Donc, pas d’indemnisation. Ah, les satanées exclusions des contrats d’assurance !

Alors, quoi d’autre ?

En théorie, les clients qui ont acheté leur voyage à distance (téléphone, web) avec leur carte de crédit pourraient utiliser la « rétrofacturation » qui est enchâssée dans la Loi sur la protection du consommateur.

Cet outil permet aux consommateurs d’exiger que l’émetteur de leur carte de crédit leur redonne leur argent lorsqu’ils n’ont pas obtenu le service pour lequel ils avaient payé et que le commerçant refuse de les rembourser.

Mais trop souvent, les émetteurs se font tirer l’oreille pour appliquer la loi.

« Desjardins intervient comme un intermédiaire entre le client et le commerçant. Il appartient au commerçant de valider si l’entente contractuelle avait été respectée ou non et s’il désire rembourser », m’a justement répondu la porte-parole de la coopérative, Chantal Corbeil.

Par ailleurs, les clients qui ont fait affaire avec une agence de voyages peuvent aussi présenter une réclamation au Fonds d’indemnisation des clients des agences de voyages (FICAV).

Comme le gouvernement canadien a lancé un avertissement officiel à éviter tout voyage non essentiel, les clients pourraient obtenir un remboursement complet. Mais un doute subsiste…

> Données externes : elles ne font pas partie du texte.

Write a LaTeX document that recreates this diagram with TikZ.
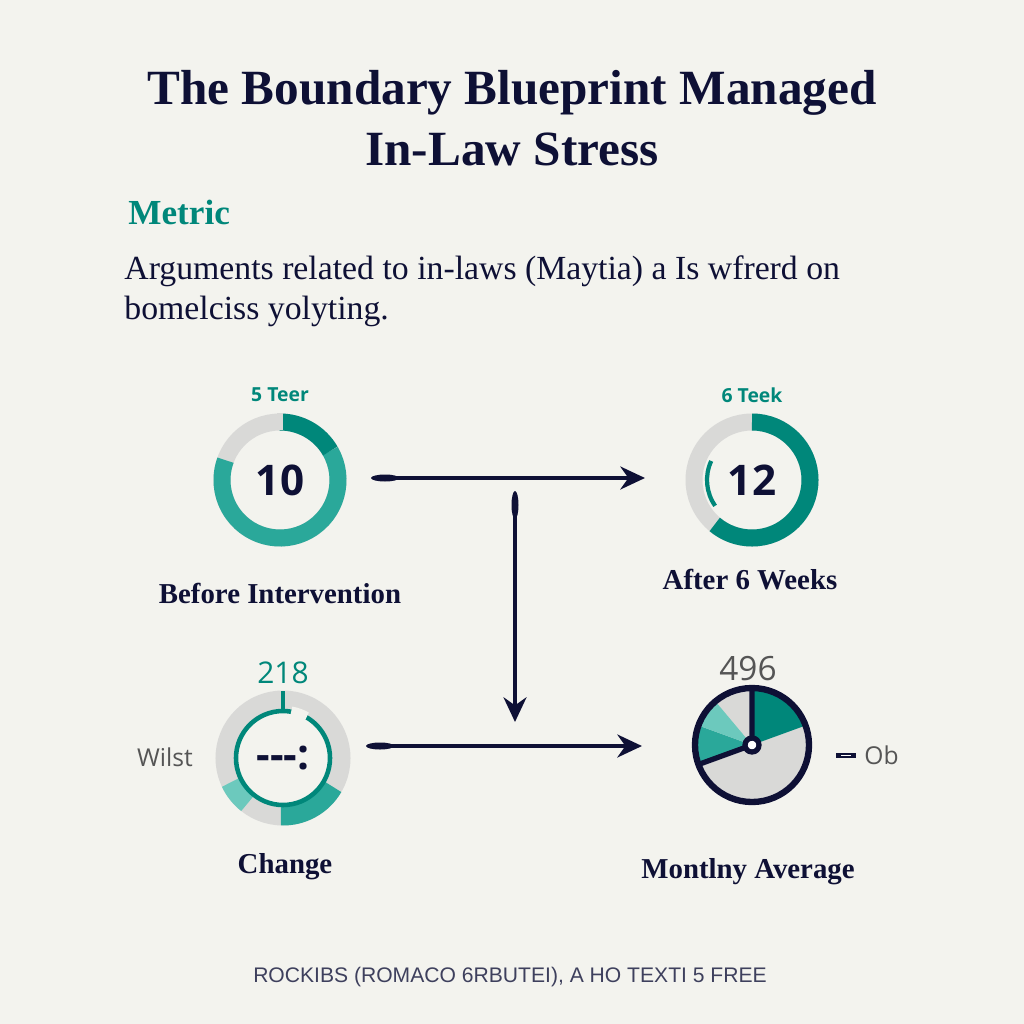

Qu’en sera-t-il si le transporteur offre un crédit ? « Ce sont des situations juridiques complexes au sujet desquelles il est difficile de se prononcer sans faire une analyse au cas par cas », indique le site web de l’Office de la protection du consommateur (OPC).

Les voyageurs auront du mal à en avoir le cœur net, puisque l’OPC a fermé son centre d’appels. Et même si les consommateurs ont accès au FICAV, ils devront sûrement attendre des lunes avant que leur réclamation soit traitée.

Mais de toute façon, il me semble que les transporteurs ne peuvent pas se défiler ainsi. L’Office des transports du Canada a déjà reconnu « le droit fondamental des passagers à un remboursement pour les parties inutilisées de leurs billets advenant que le transporteur ne soit pas en mesure d’offrir un service », explique Me Réjean Paul Forget, de Perrier Avocats.

Le 20 mars, l’avocat a déposé une demande d’action collective au nom de tous les clients qui n’ont pas pu être remboursés par Transat A.T., Transat Tours Canada (Vacances Transat), Air Canada et Touram (Vacances Air Canada).

Fort bien. Mais cela risque de prendre des années avant d’aboutir et de coûter des sommes colossales en frais d’avocats.

Vraiment, il serait beaucoup plus simple que les transporteurs offrent un remboursement dès maintenant à leurs clients. Car c’est maintenant qu’ils en ont besoin. Maintenant que le gouvernement est obligé de fournir des prestations d’urgence pour venir en aide aux ménages en détresse.